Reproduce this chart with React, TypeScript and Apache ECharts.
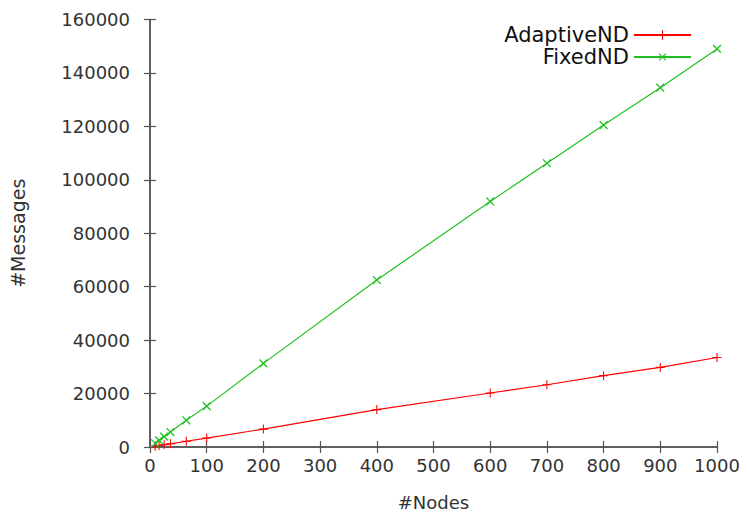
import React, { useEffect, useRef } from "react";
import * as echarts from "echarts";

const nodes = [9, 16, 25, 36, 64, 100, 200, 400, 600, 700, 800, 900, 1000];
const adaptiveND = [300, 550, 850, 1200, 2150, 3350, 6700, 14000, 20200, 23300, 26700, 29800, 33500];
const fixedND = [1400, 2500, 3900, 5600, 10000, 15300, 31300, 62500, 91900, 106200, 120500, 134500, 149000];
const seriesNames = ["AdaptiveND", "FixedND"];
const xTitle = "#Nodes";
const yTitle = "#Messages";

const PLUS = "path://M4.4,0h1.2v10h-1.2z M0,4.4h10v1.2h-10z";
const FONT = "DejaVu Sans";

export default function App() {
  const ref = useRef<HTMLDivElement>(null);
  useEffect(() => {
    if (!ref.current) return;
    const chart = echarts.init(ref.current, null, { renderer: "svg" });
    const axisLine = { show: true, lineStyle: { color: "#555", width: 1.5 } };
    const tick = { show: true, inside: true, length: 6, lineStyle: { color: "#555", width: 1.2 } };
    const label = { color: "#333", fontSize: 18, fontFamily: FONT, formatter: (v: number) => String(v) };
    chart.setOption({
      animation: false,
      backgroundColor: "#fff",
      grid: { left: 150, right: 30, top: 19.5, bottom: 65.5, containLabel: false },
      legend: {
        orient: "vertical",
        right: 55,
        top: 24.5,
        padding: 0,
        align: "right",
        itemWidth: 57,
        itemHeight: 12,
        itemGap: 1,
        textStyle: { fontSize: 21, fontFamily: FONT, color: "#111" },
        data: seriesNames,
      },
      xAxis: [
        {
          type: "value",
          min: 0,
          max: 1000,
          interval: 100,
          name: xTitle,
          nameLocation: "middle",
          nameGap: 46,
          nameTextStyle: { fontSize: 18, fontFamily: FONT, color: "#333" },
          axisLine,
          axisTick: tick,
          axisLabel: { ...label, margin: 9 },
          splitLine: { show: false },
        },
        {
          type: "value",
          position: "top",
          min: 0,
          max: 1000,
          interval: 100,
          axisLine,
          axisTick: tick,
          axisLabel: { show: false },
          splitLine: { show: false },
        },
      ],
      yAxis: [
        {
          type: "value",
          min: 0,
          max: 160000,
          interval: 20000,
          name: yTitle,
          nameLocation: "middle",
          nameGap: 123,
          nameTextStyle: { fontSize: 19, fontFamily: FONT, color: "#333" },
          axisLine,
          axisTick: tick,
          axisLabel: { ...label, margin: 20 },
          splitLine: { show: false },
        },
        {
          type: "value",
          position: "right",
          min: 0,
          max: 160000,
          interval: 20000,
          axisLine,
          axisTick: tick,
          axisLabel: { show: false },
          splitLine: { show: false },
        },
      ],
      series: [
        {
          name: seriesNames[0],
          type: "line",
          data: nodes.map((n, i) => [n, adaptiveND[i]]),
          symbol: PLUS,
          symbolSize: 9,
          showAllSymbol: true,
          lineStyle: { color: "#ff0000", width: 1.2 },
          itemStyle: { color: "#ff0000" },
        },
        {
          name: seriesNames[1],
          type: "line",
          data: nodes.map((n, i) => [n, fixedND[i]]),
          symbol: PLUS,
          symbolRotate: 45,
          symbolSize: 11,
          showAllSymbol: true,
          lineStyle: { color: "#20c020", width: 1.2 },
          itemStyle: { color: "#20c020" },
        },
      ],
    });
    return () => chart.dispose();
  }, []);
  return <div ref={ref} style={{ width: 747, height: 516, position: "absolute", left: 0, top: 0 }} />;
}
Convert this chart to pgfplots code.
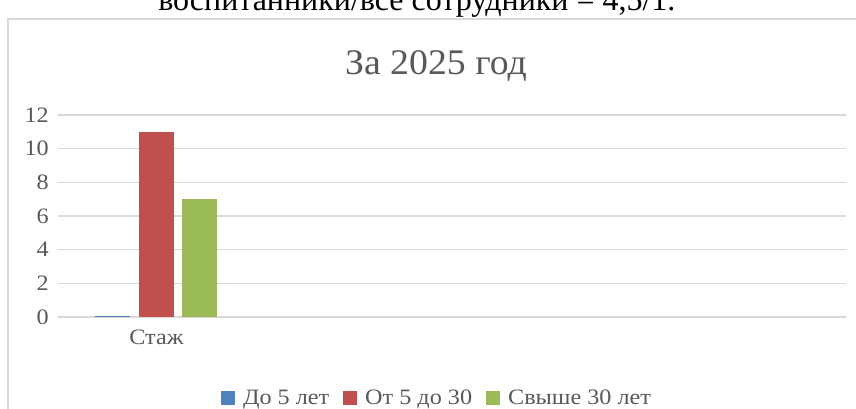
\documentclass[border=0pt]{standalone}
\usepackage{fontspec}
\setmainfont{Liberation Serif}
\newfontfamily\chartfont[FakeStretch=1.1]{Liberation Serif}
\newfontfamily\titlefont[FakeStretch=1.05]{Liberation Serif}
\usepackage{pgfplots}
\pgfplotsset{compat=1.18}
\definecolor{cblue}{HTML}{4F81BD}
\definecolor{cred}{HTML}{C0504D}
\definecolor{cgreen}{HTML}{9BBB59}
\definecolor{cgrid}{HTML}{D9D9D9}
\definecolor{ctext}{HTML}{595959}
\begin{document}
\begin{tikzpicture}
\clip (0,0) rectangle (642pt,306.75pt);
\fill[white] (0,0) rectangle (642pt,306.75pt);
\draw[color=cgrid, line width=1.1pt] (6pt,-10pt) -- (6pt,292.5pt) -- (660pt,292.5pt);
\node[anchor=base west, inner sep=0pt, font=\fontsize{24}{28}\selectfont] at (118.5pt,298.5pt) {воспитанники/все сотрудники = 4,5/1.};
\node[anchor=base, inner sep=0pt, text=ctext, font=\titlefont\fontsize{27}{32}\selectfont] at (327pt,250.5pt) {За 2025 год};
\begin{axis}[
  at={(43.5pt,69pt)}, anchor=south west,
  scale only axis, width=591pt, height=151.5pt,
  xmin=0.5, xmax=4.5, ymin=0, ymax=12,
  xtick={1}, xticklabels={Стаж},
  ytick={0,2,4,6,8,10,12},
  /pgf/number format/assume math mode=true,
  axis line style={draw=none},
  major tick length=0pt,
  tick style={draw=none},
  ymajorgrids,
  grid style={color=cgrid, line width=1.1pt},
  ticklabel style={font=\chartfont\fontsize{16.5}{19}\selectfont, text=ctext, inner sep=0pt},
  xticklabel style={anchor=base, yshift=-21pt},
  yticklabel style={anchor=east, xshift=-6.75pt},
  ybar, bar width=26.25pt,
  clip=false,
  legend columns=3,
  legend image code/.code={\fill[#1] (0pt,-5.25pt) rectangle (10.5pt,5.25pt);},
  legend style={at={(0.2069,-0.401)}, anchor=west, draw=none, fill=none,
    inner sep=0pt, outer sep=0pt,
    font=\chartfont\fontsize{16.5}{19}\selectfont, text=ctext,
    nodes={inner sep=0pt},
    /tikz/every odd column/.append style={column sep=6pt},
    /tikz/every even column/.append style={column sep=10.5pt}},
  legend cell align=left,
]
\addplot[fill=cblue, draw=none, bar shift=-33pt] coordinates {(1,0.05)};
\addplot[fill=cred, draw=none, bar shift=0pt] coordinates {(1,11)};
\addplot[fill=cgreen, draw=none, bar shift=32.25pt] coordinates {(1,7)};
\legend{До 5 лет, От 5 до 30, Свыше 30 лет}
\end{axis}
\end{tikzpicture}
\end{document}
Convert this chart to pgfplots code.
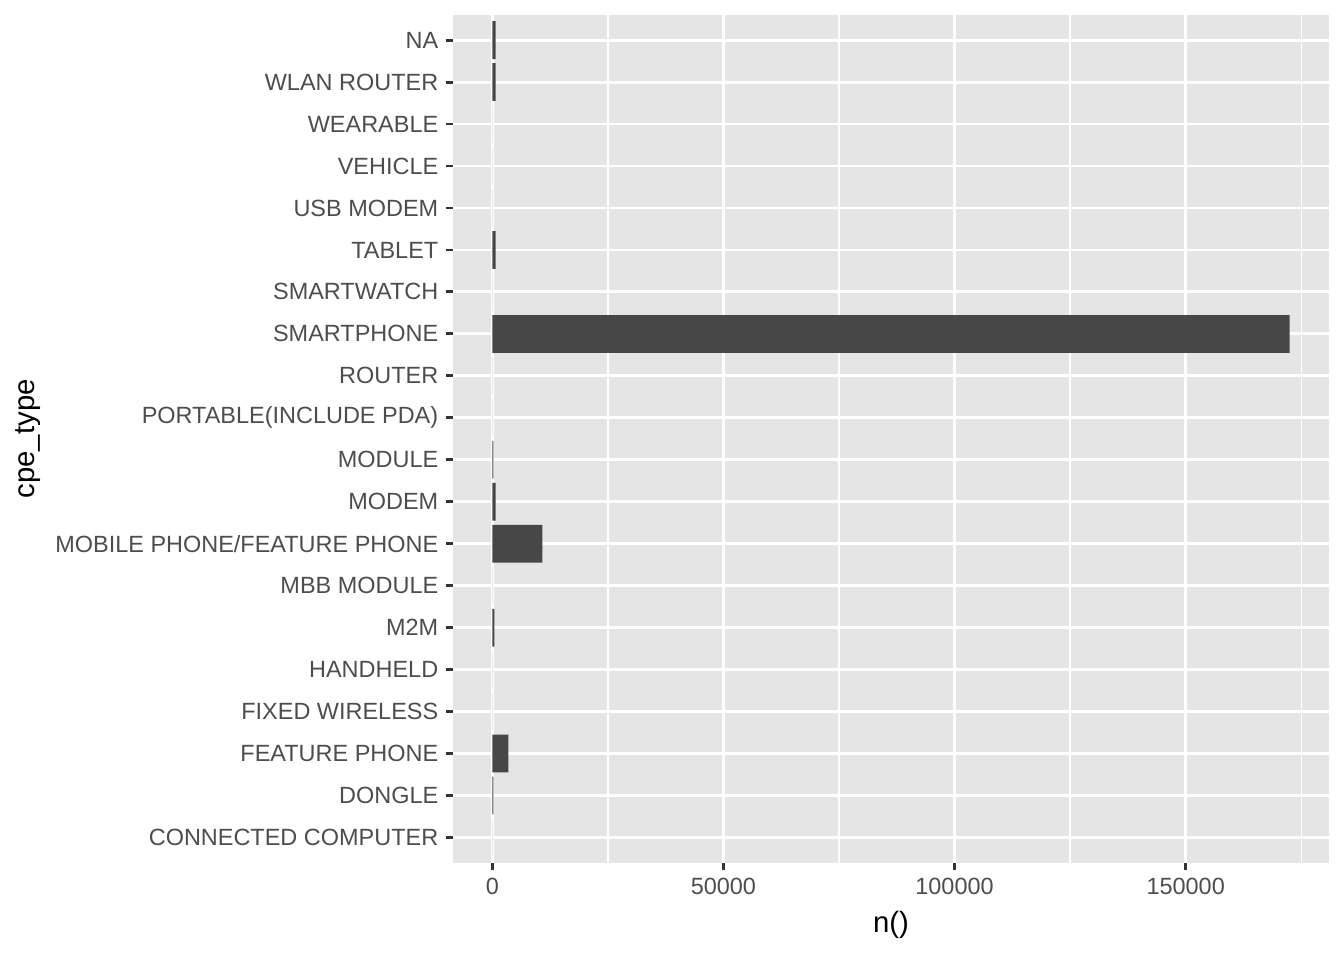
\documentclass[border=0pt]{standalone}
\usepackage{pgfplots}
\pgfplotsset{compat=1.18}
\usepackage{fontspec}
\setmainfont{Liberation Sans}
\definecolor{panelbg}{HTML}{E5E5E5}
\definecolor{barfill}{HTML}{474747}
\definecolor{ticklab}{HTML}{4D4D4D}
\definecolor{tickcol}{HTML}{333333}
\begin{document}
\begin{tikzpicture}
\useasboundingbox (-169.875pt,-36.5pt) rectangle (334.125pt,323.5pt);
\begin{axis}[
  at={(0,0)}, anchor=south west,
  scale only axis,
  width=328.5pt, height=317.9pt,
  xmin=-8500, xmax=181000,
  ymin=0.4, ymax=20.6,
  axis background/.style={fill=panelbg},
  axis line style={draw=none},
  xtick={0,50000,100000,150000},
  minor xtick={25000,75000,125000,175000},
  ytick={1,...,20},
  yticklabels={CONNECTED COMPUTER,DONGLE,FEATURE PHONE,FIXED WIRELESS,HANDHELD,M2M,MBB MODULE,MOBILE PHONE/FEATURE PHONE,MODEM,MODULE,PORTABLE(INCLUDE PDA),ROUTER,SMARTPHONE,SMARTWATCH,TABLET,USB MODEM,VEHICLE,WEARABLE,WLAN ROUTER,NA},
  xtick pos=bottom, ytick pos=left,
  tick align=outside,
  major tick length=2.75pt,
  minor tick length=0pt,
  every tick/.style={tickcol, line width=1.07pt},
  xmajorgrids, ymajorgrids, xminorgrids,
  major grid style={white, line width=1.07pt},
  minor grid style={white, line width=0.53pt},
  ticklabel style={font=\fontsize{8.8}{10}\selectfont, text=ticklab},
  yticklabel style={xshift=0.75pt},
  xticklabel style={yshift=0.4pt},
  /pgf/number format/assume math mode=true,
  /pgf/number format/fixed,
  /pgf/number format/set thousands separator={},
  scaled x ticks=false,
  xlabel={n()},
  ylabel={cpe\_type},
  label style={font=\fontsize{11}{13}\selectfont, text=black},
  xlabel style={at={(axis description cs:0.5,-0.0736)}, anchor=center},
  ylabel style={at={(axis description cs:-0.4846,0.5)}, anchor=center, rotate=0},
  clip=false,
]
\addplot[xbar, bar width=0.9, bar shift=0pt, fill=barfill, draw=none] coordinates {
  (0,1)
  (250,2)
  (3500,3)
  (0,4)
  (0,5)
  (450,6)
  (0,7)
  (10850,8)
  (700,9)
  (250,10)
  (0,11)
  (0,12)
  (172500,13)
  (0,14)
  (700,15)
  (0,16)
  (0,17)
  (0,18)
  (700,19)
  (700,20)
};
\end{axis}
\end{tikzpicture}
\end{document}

====================

_Objective_.
Exactly as written, please give again the lines from the beginning of the listing through the line containing "import * as", inclusive, without any pictures.

_Problem solution_.
Reproduce this chart with React, TypeScript and Apache ECharts.
import React, { useEffect, useRef } from "react";
import * as echarts from "echarts";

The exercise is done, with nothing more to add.